# 3D Printing



## Catfish Dan (Apr 12, 2011)

We just watched a cool clip on youtube about 3D printing-






Has anyone else considered how cool this would be for aquarium backgrounds?


----------



## rgr4475 (Mar 19, 2008)

I've seen the process before, very cool. I don't think you'll see them in the home anytime soon at $20,000 to $50,000 a piece. :lol: But yeah, I bet it could be great for aquarium backgrounds.


----------



## GTZ (Apr 21, 2010)

Depending on size, they're available from around $1000 and up.
http://www.engadget.com/2013/01/29/3d-printer-guide/


----------



## Catfish Dan (Apr 12, 2011)

But- there are companys that will "print" them for you!

http://www.shapeways.com/

You just send them your design and they'll create your 3D object, for a fee of course. You can go on to provide the design for others to purchase.
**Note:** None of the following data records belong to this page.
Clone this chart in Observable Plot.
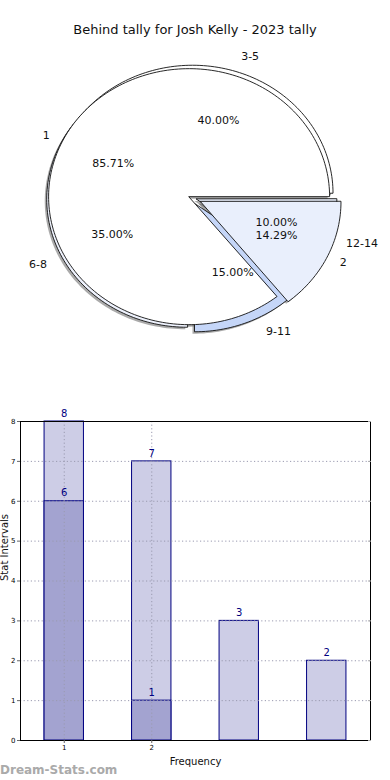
<!DOCTYPE html>
<html>
<head>
<meta charset="utf-8">
<script src="https://cdn.jsdelivr.net/npm/d3@7"></script>
<script src="https://cdn.jsdelivr.net/npm/@observablehq/plot@0.6"></script>
<style>
  body { margin: 0; background: #fff; font-family: "DejaVu Sans", sans-serif; }
  #wrap { position: relative; width: 390px; height: 780px; overflow: hidden; }
  #title { position: absolute; top: 22px; left: 0; width: 390px; text-align: center; font-size: 13px; color: #111; }
  #pie { position: absolute; top: 40px; left: 0; }
  #bars { position: absolute; top: 400px; left: 0; }
  #wm { position: absolute; left: 0; top: 763px; font-size: 12px; font-weight: bold; color: #aaa; }
</style>
</head>
<body>
<div id="wrap">
  <div id="title">Behind tally for Josh Kelly - 2023 tally</div>
  <div id="pie"></div>
  <div id="bars"></div>
  <div id="wm">Dream-Stats.com</div>
</div>
<script>
// ---- data ----
const outerLabels = ["3-5", "6-8", "9-11", "12-14"];
const outerValues = [8, 7, 3, 2];
const innerLabels = ["1", "2"];
const innerValues = [6, 1];

const barPositions = [1, 2, 3, 4];
const lightValues = [8, 7, 3, 2];
const darkPositions = [1, 2];
const darkValues = [6, 1];
const xTicks = [1, 2];
const yTicks = [0, 1, 2, 3, 4, 5, 6, 7, 8];

// ---- pie geometry (data units; radius = 1) ----
const outerColors = ["#ffffff", "#eef2fd", "#c5d6f8", "#e8eefb"];
const outerExplode = [0.035, 0.03, 0.055, 0.04];
const innerColors = ["#ffffff", "#e9effc"];
const innerExplode = [0.015, 0.075];

function buildPie(labels, values, explode, colors, group) {
  const total = d3.sum(values);
  let start = 0;
  const pts = [], lbls = [];
  labels.forEach((lab, i) => {
    const sweep = values[i] / total * 360;
    const end = start + sweep;
    const mid = (start + end) / 2 * Math.PI / 180;
    const ox = explode[i] * Math.cos(mid), oy = explode[i] * Math.sin(mid);
    const key = group + lab;
    pts.push({key, color: colors[i], x: ox, y: oy});
    const n = Math.max(2, Math.ceil(sweep / 1.5));
    for (let k = 0; k <= n; k++) {
      const a = (start + sweep * k / n) * Math.PI / 180;
      pts.push({key, color: colors[i], x: ox + Math.cos(a), y: oy + Math.sin(a)});
    }
    const lr = group === "o" ? 1.12 : 1.1;
    lbls.push({
      label: lab,
      pct: (values[i] / total * 100).toFixed(2) + "%",
      lx: ox + lr * Math.cos(mid), ly: oy + lr * Math.sin(mid),
      px: ox + 0.6 * Math.cos(mid), py: oy + 0.6 * Math.sin(mid),
      right: Math.cos(mid) > 0
    });
    start = end;
  });
  return {pts, lbls};
}

const outer = buildPie(outerLabels, outerValues, outerExplode, outerColors, "o");
const inner = buildPie(innerLabels, innerValues, innerExplode, innerColors, "i");
const allLbls = outer.lbls.concat(inner.lbls);

const pie = Plot.plot({
  width: 390, height: 310,
  x: {domain: [-1, 1], range: [50, 331], axis: null},
  y: {domain: [-1, 1], range: [285, 29], axis: null},
  style: {fontFamily: "DejaVu Sans, sans-serif", background: "transparent"},
  marks: [
    // shadows
    Plot.line(outer.pts.concat(inner.pts), {x: "x", y: "y", z: "key", curve: "linear-closed",
      fill: "#555", fillOpacity: 0.5, stroke: "none", dx: -2, dy: 2}),
    // outer pie
    Plot.line(outer.pts, {x: "x", y: "y", z: "key", curve: "linear-closed",
      fill: d => d.color, stroke: "#111", strokeWidth: 0.9}),
    // inner pie
    Plot.line(inner.pts, {x: "x", y: "y", z: "key", curve: "linear-closed",
      fill: d => d.color, stroke: "#111", strokeWidth: 0.9}),
    Plot.text(allLbls.filter(d => d.right), {x: "lx", y: "ly", text: "label", textAnchor: "start", fontSize: 11, fill: "#111"}),
    Plot.text(allLbls.filter(d => !d.right), {x: "lx", y: "ly", text: "label", textAnchor: "end", fontSize: 11, fill: "#111"}),
    Plot.text(allLbls, {x: "px", y: "py", text: "pct", fontSize: 11, fill: "#111"})
  ]
});
document.getElementById("pie").appendChild(pie);

// ---- bar chart ----
const lightRows = barPositions.map((p, i) => ({p, v: lightValues[i]}));
const darkRows = darkPositions.map((p, i) => ({p, v: darkValues[i]}));
const hw = 0.225;

const bars = Plot.plot({
  width: 390, height: 380,
  marginLeft: 20, marginRight: 20, marginTop: 21, marginBottom: 40,
  x: {domain: [0.5, 4.5], axis: null},
  y: {domain: [0, 8], axis: null},
  style: {fontFamily: "DejaVu Sans, sans-serif", background: "transparent"},
  marks: [
    Plot.rectY(lightRows, {x1: d => d.p - hw, x2: d => d.p + hw, y: "v", fill: "#cdcde6", stroke: "#000080", strokeWidth: 1}),
    Plot.rectY(darkRows, {x1: d => d.p - hw, x2: d => d.p + hw, y: "v", fill: "#a3a3d0", stroke: "#000080", strokeWidth: 1}),
    Plot.ruleY(yTicks.slice(1, -1), {stroke: "#9a9ab0", strokeDasharray: "1.2,2.4", strokeWidth: 1}),
    Plot.ruleX(xTicks, {stroke: "#9a9ab0", strokeDasharray: "1.2,2.4", strokeWidth: 1}),
    Plot.text(lightRows, {x: "p", y: "v", text: d => String(d.v), dy: -8, fill: "#000080", fontSize: 10}),
    Plot.text(darkRows, {x: "p", y: "v", text: d => String(d.v), dy: -8, fill: "#000080", fontSize: 10}),
    Plot.frame({stroke: "#000", strokeWidth: 1}),
    Plot.axisY(yTicks, {anchor: "left", tickSize: 3, tickPadding: 2, fontSize: 7, label: null, stroke: "#666"}),
    Plot.axisY(yTicks, {anchor: "right", tickSize: -3, tickFormat: () => "", label: null, stroke: "#aaa"}),
    Plot.axisX(xTicks, {anchor: "bottom", tickSize: 3, tickPadding: 2, fontSize: 7, label: null, stroke: "#666"}),
    Plot.text(["Frequency"], {frameAnchor: "bottom", dy: 24, fontSize: 10, fill: "#111"}),
    Plot.text(["Stat Intervals"], {frameAnchor: "left", rotate: -90, dx: -16, fontSize: 10, fill: "#111"})
  ]
});
document.getElementById("bars").appendChild(bars);
</script>
</body>
</html>
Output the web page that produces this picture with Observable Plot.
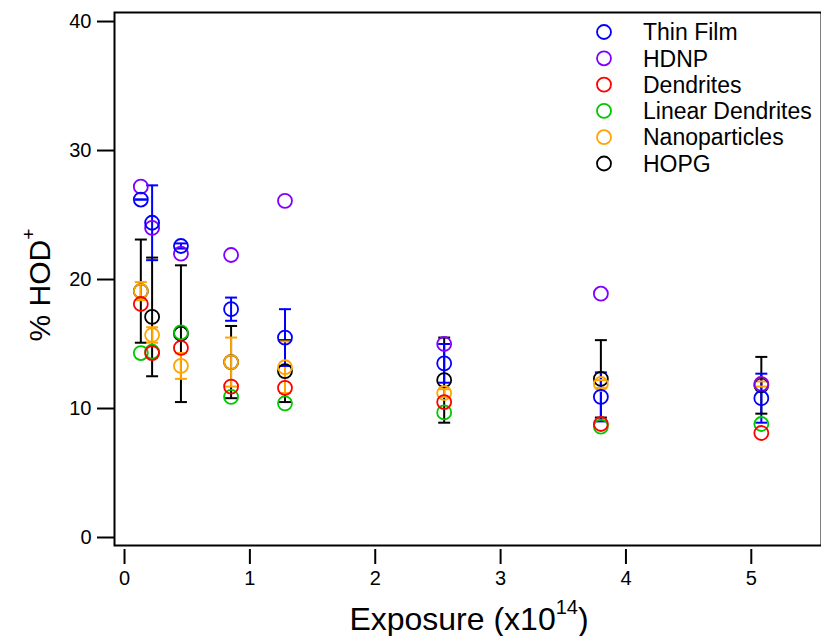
<!DOCTYPE html>
<html><head><meta charset="utf-8">
<script src="https://cdn.jsdelivr.net/npm/d3@7"></script>
<script src="https://cdn.jsdelivr.net/npm/@observablehq/plot@0.6"></script>
<style>body{margin:0;background:#fff}</style>
</head><body><div id="chart"></div>
<script>
// Exposure positions (x10^14)
const exposure = [0.13, 0.22, 0.45, 0.85, 1.28, 2.55, 3.80, 5.08];
const seriesNames = ["Thin Film", "HDNP", "Dendrites", "Linear Dendrites", "Nanoparticles", "HOPG"];
const seriesColors = ["#0000ff", "#8000ff", "#ff0000", "#00c800", "#ffa500", "#000000"];

const thinFilm = [26.2, 24.4, 22.6, 17.7, 15.5, 13.5, 10.9, 10.8];
const thinFilmErr = [0.0, 2.9, 0.2, 0.9, 2.2, 1.5, 1.9, 1.9];
const hdnp = [27.2, 24.0, 22.0, 21.9, 26.1, 15.0, 18.9, 11.9];
const dendrites = [18.1, 14.3, 14.7, 11.7, 11.6, 10.5, 8.8, 8.1];
const linearDendrites = [14.3, 14.4, 15.9, 10.9, 10.4, 9.7, 8.6, 8.8];
const nanoparticles = [19.1, 15.7, 13.3, 13.6, 13.2, 11.2, 11.9, 11.9];
const nanoparticlesErr = [0.7, 0.6, 1.0, 1.9, 2.0, 0.3, 0.3, 0.2];
const hopg = [19.1, 17.1, 15.8, 13.6, 12.9, 12.2, 12.3, 11.8];
const hopgErr = [4.0, 4.6, 5.3, 2.8, 2.4, 3.3, 3.0, 2.2];

const xTicks = [0, 1, 2, 3, 4, 5];
const yTicks = [0, 10, 20, 30, 40];

const seriesValues = [thinFilm, hdnp, dendrites, linearDendrites, nanoparticles, hopg];
const seriesErrs = [thinFilmErr, null, null, null, nanoparticlesErr, hopgErr];

const rows = seriesNames.flatMap((name, s) =>
  seriesValues[s].map((v, i) => ({name, x: exposure[i], y: v, err: seriesErrs[s] ? seriesErrs[s][i] : null})));
// draw in reverse legend order (first series ends up on top)
const drawRows = seriesNames.slice().reverse().flatMap(n => rows.filter(d => d.name === n));
const errRows = drawRows.filter(d => d.err != null);

const capSymbol = {draw(ctx, size) { const h = Math.sqrt(size / Math.PI); ctx.moveTo(-h, 0); ctx.lineTo(h, 0); }};
const font = "'Liberation Sans', Arial, Helvetica, sans-serif";

const plot = Plot.plot({
  width: 821, height: 636,
  marginLeft: 114, marginTop: 12, marginRight: 0, marginBottom: 91,
  style: {fontFamily: font, background: "#fff", color: "#000"},
  x: {domain: [-0.08, 5.56]},
  y: {domain: [-0.62, 40.7]},
  color: {domain: seriesNames, range: seriesColors},
  marks: [
    Plot.axisY(yTicks, {tickSize: 17, tickPadding: 6, fontSize: 20, strokeWidth: 2, tickFormat: d3.format("d"), label: null}),
    Plot.axisX(xTicks, {tickSize: 15, tickPadding: 6, fontSize: 20, strokeWidth: 2, dy: 4, tickFormat: d3.format("d"), label: null}),
    Plot.ruleX(errRows, {x: "x", y1: d => d.y - d.err, y2: d => d.y + d.err, stroke: "name", strokeWidth: 2}),
    Plot.dot(errRows, {x: "x", y: d => d.y + d.err, symbol: capSymbol, r: 6, stroke: "name", strokeWidth: 2}),
    Plot.dot(errRows, {x: "x", y: d => d.y - d.err, symbol: capSymbol, r: 6, stroke: "name", strokeWidth: 2}),
    Plot.dot(drawRows, {x: "x", y: "y", r: 7, stroke: "name", strokeWidth: 1.8, fill: "none"}),
    Plot.frame({stroke: "#000", strokeWidth: 2})
  ]
});

const svg = d3.select(plot);
// x title
const xt = svg.append("text").attr("x", 469).attr("y", 630).attr("text-anchor", "middle")
  .attr("font-family", font).attr("font-size", 32).attr("fill", "#000");
xt.append("tspan").text("Exposure (x10");
xt.append("tspan").attr("font-size", 20).attr("dy", -16).text("14");
xt.append("tspan").attr("dy", 16).text(")");
// y title
const yt = svg.append("text").attr("transform", "translate(50,285) rotate(-90)").attr("text-anchor", "middle")
  .attr("font-family", font).attr("font-size", 30).attr("fill", "#000");
yt.append("tspan").text("% HOD");
yt.append("tspan").attr("font-size", 19).attr("dy", -15).text("+");
// legend
const lg = svg.append("g").attr("font-family", font).attr("font-size", 23).attr("text-anchor", "start");
seriesNames.forEach((n, i) => {
  const cy = 32 + i * 26.3;
  lg.append("circle").attr("cx", 604).attr("cy", cy).attr("r", 7).attr("fill", "none")
    .attr("stroke", seriesColors[i]).attr("stroke-width", 1.8);
  lg.append("text").attr("x", 643).attr("y", cy).attr("dy", "0.36em").attr("fill", "#000").text(n);
});

document.getElementById("chart").appendChild(plot);
</script>
</body></html>
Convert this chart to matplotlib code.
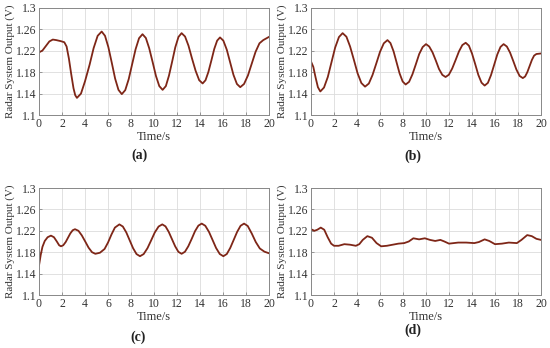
import matplotlib
matplotlib.use("Agg")
import matplotlib.pyplot as plt

plt.rcParams['font.family'] = ['Liberation Serif', 'DejaVu Serif']

# panel (a)
ta = [0, 0.3, 0.6, 0.9, 1.2, 1.5, 1.9, 2.2, 2.4, 2.6, 2.8, 3.0, 3.15, 3.3,
      3.65, 4.0, 4.4, 4.75, 5.1, 5.45, 5.74, 6.03, 6.33, 6.62, 6.91, 7.2,
      7.5, 7.8, 8.1, 8.4, 8.7, 9.0, 9.29, 9.58, 9.88, 10.17, 10.46, 10.75,
      11.03, 11.3, 11.58, 11.85, 12.13, 12.4, 12.7, 13.0, 13.3, 13.62, 13.93, 14.23,
      14.48, 14.73, 14.99, 15.24, 15.49, 15.74, 16.03, 16.33, 16.62, 16.91, 17.21, 17.5,
      17.83, 18.17, 18.5, 18.83, 19.17, 19.5, 19.75, 20]
ya = [1.217, 1.2205, 1.229, 1.2375, 1.241, 1.240, 1.238, 1.236, 1.228, 1.2055, 1.1766, 1.150, 1.137, 1.132,
      1.140, 1.163, 1.194, 1.225, 1.248, 1.256, 1.248, 1.227, 1.1975, 1.168, 1.147, 1.139,
      1.1465, 1.167, 1.195, 1.223, 1.2435, 1.251, 1.244, 1.225, 1.199, 1.173, 1.154, 1.147,
      1.154, 1.1735, 1.200, 1.2265, 1.246, 1.253, 1.2467, 1.2295, 1.206, 1.1825, 1.165, 1.159,
      1.165, 1.1805, 1.202, 1.2235, 1.239, 1.245, 1.239, 1.222, 1.1985, 1.175, 1.158, 1.152,
      1.158, 1.174, 1.196, 1.218, 1.234, 1.240, 1.243, 1.246]

# panel (b)
tb = [0, 0.2, 0.4, 0.6, 0.81, 1.13, 1.46, 1.78, 2.1, 2.43, 2.75,
      3.08, 3.4, 3.73, 4.05, 4.38, 4.7, 5.03, 5.35, 5.68, 6.0, 6.33, 6.65,
      6.91, 7.18, 7.44, 7.7, 7.97, 8.23, 8.53, 8.82, 9.12, 9.41, 9.71, 10.0,
      10.28, 10.57, 10.85, 11.13, 11.42, 11.7, 11.99, 12.28, 12.58, 12.87, 13.16, 13.45,
      13.73, 14.0, 14.28, 14.55, 14.83, 15.1, 15.38, 15.65, 15.93, 16.2, 16.48, 16.75,
      17.03, 17.31, 17.59, 17.86, 18.14, 18.42, 18.62, 18.81, 19.01, 19.21, 19.4, 19.6, 20]
yb = [1.200, 1.190, 1.170, 1.152, 1.144, 1.1513, 1.171, 1.1985, 1.226, 1.2457, 1.253,
      1.2463, 1.228, 1.203, 1.178, 1.1597, 1.153, 1.1588, 1.1748, 1.1965, 1.218, 1.234, 1.240,
      1.2344, 1.219, 1.1985, 1.178, 1.1626, 1.157, 1.162, 1.176, 1.195, 1.214, 1.227, 1.2325,
      1.228, 1.217, 1.202, 1.186, 1.175, 1.171, 1.1753, 1.187, 1.203, 1.219, 1.2307, 1.235,
      1.2296, 1.215, 1.195, 1.175, 1.1604, 1.155, 1.160, 1.1744, 1.194, 1.2131, 1.2273, 1.2325,
      1.228, 1.2166, 1.2008, 1.185, 1.173, 1.169, 1.172, 1.180, 1.1915, 1.203, 1.211, 1.214, 1.215]

# panel (c)
tc = [0, 0.15, 0.3, 0.5, 0.75, 1.04, 1.3, 1.55, 1.75, 1.91,
      2.11, 2.32, 2.52, 2.72, 2.93, 3.13, 3.43, 3.72, 4.02, 4.31, 4.61, 4.9,
      5.3, 5.7, 6.0, 6.3, 6.6, 6.99, 7.29, 7.59, 7.89, 8.18, 8.48, 8.78,
      9.1, 9.43, 9.75, 10.07, 10.4, 10.72, 11.0, 11.28, 11.56, 11.84, 12.12, 12.4,
      12.69, 12.98, 13.28, 13.57, 13.86, 14.15, 14.46, 14.78, 15.09, 15.4, 15.72, 16.03,
      16.33, 16.63, 16.93, 17.23, 17.53, 17.83, 18.15, 18.5, 18.85, 19.2, 19.6, 20]
yc = [1.155, 1.175, 1.190, 1.201, 1.208, 1.211, 1.208, 1.200, 1.193, 1.191,
      1.193, 1.199, 1.207, 1.215, 1.221, 1.223, 1.220, 1.2115, 1.200, 1.1885, 1.180, 1.177,
      1.179, 1.186, 1.198, 1.213, 1.226, 1.232, 1.228, 1.217, 1.202, 1.1875, 1.1765, 1.1725,
      1.1765, 1.1874, 1.202, 1.217, 1.228, 1.232, 1.2283, 1.218, 1.2045, 1.191, 1.1807, 1.177,
      1.1808, 1.191, 1.205, 1.2194, 1.2297, 1.2335, 1.2294, 1.218, 1.203, 1.1878, 1.1766, 1.1725,
      1.1766, 1.188, 1.203, 1.218, 1.2294, 1.2335, 1.229, 1.215, 1.199, 1.187, 1.181, 1.178]

# panel (d)
td = [0, 0.3, 0.55, 0.85, 1.15, 1.45, 1.75, 2.0, 2.4, 2.9, 3.4, 3.9, 4.2, 4.5, 4.9,
      5.3, 5.7, 6.1, 6.6, 7.1, 7.6, 8.1, 8.5, 8.9, 9.4, 9.9, 10.35, 10.8, 11.25, 11.6,
      12.0, 12.8, 13.5, 14.2, 14.6, 15.1, 15.5, 16.0, 16.6, 17.2, 17.9, 18.3, 18.8,
      19.2, 19.6, 20]
yd = [1.223, 1.220, 1.222, 1.226, 1.222, 1.208, 1.196, 1.192, 1.192, 1.195, 1.194, 1.192, 1.195, 1.203, 1.210,
      1.207, 1.197, 1.191, 1.192, 1.194, 1.196, 1.197, 1.200, 1.206, 1.204, 1.206, 1.203, 1.201, 1.203, 1.200,
      1.196, 1.198, 1.198, 1.197, 1.199, 1.204, 1.201, 1.195, 1.196, 1.198, 1.197, 1.203, 1.212,
      1.210, 1.205, 1.203]

yticks = [1.1, 1.14, 1.18, 1.22, 1.26, 1.3]
ytick_labels = ['1.1', '1.14', '1.18', '1.22', '1.26', '1.3']
xticks = list(range(0, 21, 2))
panel_names = ['(a)', '(b)', '(c)', '(d)']

fig = plt.figure(figsize=(5.5, 3.48), dpi=100)
W, H = 550, 348
boxes = [(39, 8), (311, 8), (39, 188), (311, 188)]   # left, top in px
name_pos = [(140, 155), (413, 156), (138, 337), (413, 330)]
series = [(ta, ya), (tb, yb), (tc, yc), (td, yd)]

for i in range(4):
    l, t = boxes[i]
    ax = fig.add_axes([l / W, 1 - (t + 107) / H, 230 / W, 107 / H])
    x, y = series[i]
    ax.plot(x, y, color='#7e2617', lw=1.3)
    ax.set_xlim(0, 20)
    ax.set_ylim(1.1, 1.3)
    ax.set_xticks(xticks)
    ax.set_yticks(yticks)
    ax.set_yticklabels(ytick_labels)
    ax.grid(True, color='#dcdcdc', lw=0.6)
    ax.set_axisbelow(True)
    ax.tick_params(direction='in', length=2.5, width=0.6, colors='#888888',
                   labelcolor='#333333', labelsize=8.5, pad=2)
    for s in ax.spines.values():
        s.set_color('#888888')
        s.set_linewidth(0.7)
    ax.set_xlabel('Time/s', fontsize=9, color='#333333', labelpad=1)
    ax.set_ylabel('Radar System Output (V)', fontsize=8, color='#333333', labelpad=0.5)
    nx, ny = name_pos[i]
    fig.text(nx / W, 1 - ny / H, panel_names[i], ha='center', va='center',
             fontsize=10, fontweight='bold', color='#222222')

fig.savefig('out.png', dpi=100)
I see tremendous potential here


----------



## DanniGirl (Jan 25, 2007)

Indeed, there is potential. :wink:


----------



## rgr4475 (Mar 19, 2008)

GTZ said:


> Depending on size, they're available from around $1000 and up.
> http://www.engadget.com/2013/01/29/3d-printer-guide/


Wow, the articles I read in the past couple of months didn't mention that.


----------